Ola Amigos, back with a bossanova bonanza for ya peepsqueaks! The ‘Magnetic Lunchbox’ EP is out in the digital stores and on glorious vinyl December the 17th and here’s  the head’s up from the press blurb...

‘’A1 side’’ ‘’Pele’s Groove’’ the title track a driving Latin Rhythm that will fill dancefloors coupled with the hypnotic vocal chants of ‘’Blues Cul De Sac’’ hit the HOT SPOT of Jazz/Latino essence. ‘’A2 Side’’ - ‘’Song for Mariam’’ and ‘’Secret Bossa Nova Club’’ feature the alluring Vocals of Irene Ermellio set against a magnificent 20 piece Orchestra ooze romantic latin audio aroma’!’

Sounds like your cup of char eh chaps - scroll down to check his latest video and show him some love!
Stay safe out there 
- TBC


1. How would you best describe what you do to the uninitiated?
 Im a Jazz Saxophonist and Composer of Bossa Nova/Latino Genre.

2. Where would you say you are with regard to your career right now?
Instigation of a 1960s rebirth with a hybrid Latino sounds to marry Mod/ Northern Soul/ Ska and Jazz to a new audience.. 
3. Which song (not neccesarilly yours) best sums you/the band up and why?
Currently" Pele's Groove " track infuses Latino Jazz as a common denominater to many musical genres and invites a brand new audience as well as the groovy fashionable 1960s look...

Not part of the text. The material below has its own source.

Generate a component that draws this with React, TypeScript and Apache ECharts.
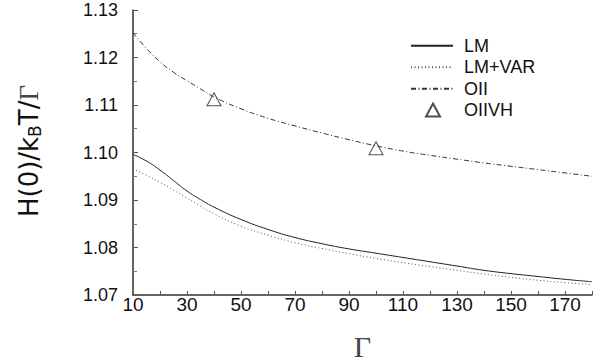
import React, { useEffect, useRef } from "react";
import * as echarts from "echarts";

const gammaValues = [10, 15, 20, 25, 30, 35, 40, 50, 60, 70, 80, 90, 100, 110, 120, 130, 140, 150, 160, 170, 180];
const lmValues = [1.0996, 1.0982, 1.0963, 1.0941, 1.0919, 1.0901, 1.0885, 1.0859, 1.0838, 1.0821, 1.0808, 1.0797, 1.0788, 1.0779, 1.0770, 1.0761, 1.0752, 1.0745, 1.0739, 1.0733, 1.0728];
const lmVarValues = [1.0966, 1.0952, 1.0937, 1.0921, 1.0904, 1.0887, 1.0871, 1.0845, 1.0826, 1.0810, 1.0798, 1.0787, 1.0777, 1.0768, 1.0760, 1.0752, 1.0744, 1.0737, 1.0731, 1.0726, 1.0722];
const oiiValues = [1.1252, 1.1219, 1.1191, 1.1169, 1.1151, 1.1134, 1.1117, 1.1092, 1.1072, 1.1056, 1.1041, 1.1027, 1.1014, 1.1003, 1.0994, 1.0986, 1.0978, 1.0971, 1.0964, 1.0957, 1.0950];
const oiivhGamma = [40, 100];
const oiivhValues = [1.1112, 1.1009];
const lineSeriesNames = ["LM", "LM+VAR", "OII"];
const pointSeriesName = "OIIVH";
const xTickLabels = [10, 30, 50, 70, 90, 110, 130, 150, 170];

const SANS = "'Liberation Sans', 'DejaVu Sans', sans-serif";
const WIDE = "'DejaVu Sans', 'Liberation Sans', sans-serif";
const SERIF = "'Liberation Serif', 'DejaVu Serif', serif";

export default function App() {
  const ref = useRef<HTMLDivElement>(null);
  useEffect(() => {
    if (!ref.current) return;
    const chart = echarts.init(ref.current, null, { renderer: "svg" });
    const pair = (ys: number[]) => gammaValues.map((g, i) => [g, ys[i]]);
    chart.setOption({
      animation: false,
      backgroundColor: "#fff",
      grid: { left: 133, right: 22, top: 10, bottom: 67, containLabel: false, outerBoundsMode: "none" },
      legend: [
        {
          orient: "vertical",
          left: 410,
          top: 36.7,
          padding: 0,
          itemWidth: 42,
          itemHeight: 14,
          itemGap: 3.5,
          data: lineSeriesNames,
          itemStyle: { opacity: 0 },
          textStyle: { fontFamily: SANS, fontSize: 18, color: "#111", padding: [0, 0, 0, 6] },
        },
        {
          orient: "vertical",
          left: 425,
          top: 101,
          padding: 0,
          itemWidth: 14,
          itemHeight: 13,
          data: [pointSeriesName],
          textStyle: { fontFamily: SANS, fontSize: 18, color: "#111", padding: [0, 0, 0, 19] },
        },
      ],
      xAxis: {
        type: "value",
        min: 10,
        max: 180,
        interval: 10,
        axisLine: { show: true, lineStyle: { color: "#333", width: 1.5 } },
        axisTick: { show: true, inside: true, length: 4, lineStyle: { color: "#555" } },
        splitLine: { show: false },
        axisLabel: {
          margin: 0,
          fontFamily: SANS,
          fontSize: 19,
          color: "#111",
          formatter: (v: number) => (xTickLabels.includes(v) ? String(v) : ""),
        },
        name: "Γ",
        nameLocation: "middle",
        nameGap: 36,
        nameTextStyle: { fontFamily: SERIF, fontSize: 30, color: "#444" },
      },
      yAxis: {
        type: "value",
        min: 1.07,
        max: 1.13,
        interval: 0.01,
        axisLine: { show: true, lineStyle: { color: "#333", width: 1.5 } },
        axisTick: { show: true, inside: true, length: 5, lineStyle: { color: "#555" } },
        minorTick: { show: true, splitNumber: 2, length: 4, lineStyle: { color: "#777" } },
        splitLine: { show: false },
        axisLabel: {
          margin: 15,
          fontFamily: SANS,
          fontSize: 18,
          color: "#111",
          formatter: (v: number) => v.toFixed(2),
        },
      },
      graphic: [
        {
          type: "text",
          x: 29,
          y: 151,
          rotation: Math.PI / 2,
          style: {
            text: "{a|H(0)/k}{s|B}{a|T/}{g|Γ}",
            align: "center",
            verticalAlign: "middle",
            rich: {
              a: { fontFamily: WIDE, fontSize: 26, fill: "#111" },
              s: { fontFamily: WIDE, fontSize: 17, fill: "#111", verticalAlign: "bottom", padding: [12, 0, 0, 0] },
              g: { fontFamily: SERIF, fontSize: 27, fill: "#444" },
            },
          },
        },
      ],
      series: [
        {
          name: "LM",
          type: "line",
          data: pair(lmValues),
          smooth: true,
          symbol: "none",
          lineStyle: { color: "#222", width: 1, type: "solid" },
          itemStyle: { color: "#222" },
        },
        {
          name: "LM+VAR",
          type: "line",
          data: pair(lmVarValues),
          smooth: true,
          symbol: "none",
          lineStyle: { color: "#555", width: 1, type: [1, 2.5] },
          itemStyle: { color: "#555" },
        },
        {
          name: "OII",
          type: "line",
          data: pair(oiiValues),
          smooth: true,
          symbol: "none",
          lineStyle: { color: "#333", width: 1, type: [5, 2.5, 1, 2.5] },
          itemStyle: { color: "#333" },
        },
        {
          name: pointSeriesName,
          type: "scatter",
          data: oiivhGamma.map((g, i) => [g, oiivhValues[i]]),
          symbol: "triangle",
          symbolSize: [14, 13],
          itemStyle: { color: "#fff", borderColor: "#222", borderWidth: 1 },
        },
      ],
    });
    return () => chart.dispose();
  }, []);
  return <div ref={ref} style={{ width: 614, height: 362, position: "absolute", left: 0, top: 0 }} />;
}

4. Who would you say has been your biggest inspiration (musically or otherwise)? 
John Coltrane.... Charlie Parker and The "Blue Note "Records artists spanning from 1958 to 1963..

5. Is there anyone amongst your influences that you think would surprise people and why?
The Indian Film Industry of the 1950s // The haunting melodies of the play back singers and inspiration such as Mohd Rafiq...Movies such as Pyassa and Mother India Spiritual vibes....

6. What are you most proud of?
The 5 albums Ive recorded over the last 30 years... Beg stole and borrowed to create my masterpieces..

7. In the quest to get the music ‘out there’ have you ever done or agreed to anything you’ve later regretted?
No!!!!!!

8. What’s the most ridiculous request that’s been asked of you/the band?
In 1988 when I was with The Cavemen in Birmingham was asked to play a gig where The Fine Young Cannibals would be falsely advertised so we would have their audience... The dodgy promoter thought it was a fantastic idea...

9. What do you think is the secret to a good working relationship amongst musicians?
I look to the great Jazz Band leaders such as Count Basie and Duke Ellington who were the Boss.... An equal authority will never work in a band situation will eventually cause derision... Respect has to be for the leader by the others first and foremost then the friendship develops..

10. If you could have played on one song (that you don’t), what would it be and why?
Kind of Blue album by Miles Davis.. Would have featured on All Blues..

11. How do you make the balance between music and personal responsibilities?
Its the same music is a expression of life.. Its easy to allocate time to personal existence when your family and friends are all involved with music.. They inspire and push me..

12. In light of the internet and downloading do you feel that fans are missing out on the record buying discovery/experience?
Whilst the Internet has opened up musical genres to the masses I thinkthe quality of Vinyl is sadly missed the linear notes developed knowledge to the listeners.. Delighted its made such a return..

13. Do you think that success is your motivation and do you have  a preset gameplan for your music/the band?
There are 2 types of success.. First as your development as a musician and secondly commercial success.. Both are equally important.. They work together for example your musical skills have to improve to keep the commercial edge.. Yes there has to be a plan of action as you are aware Im on the 60s road trip....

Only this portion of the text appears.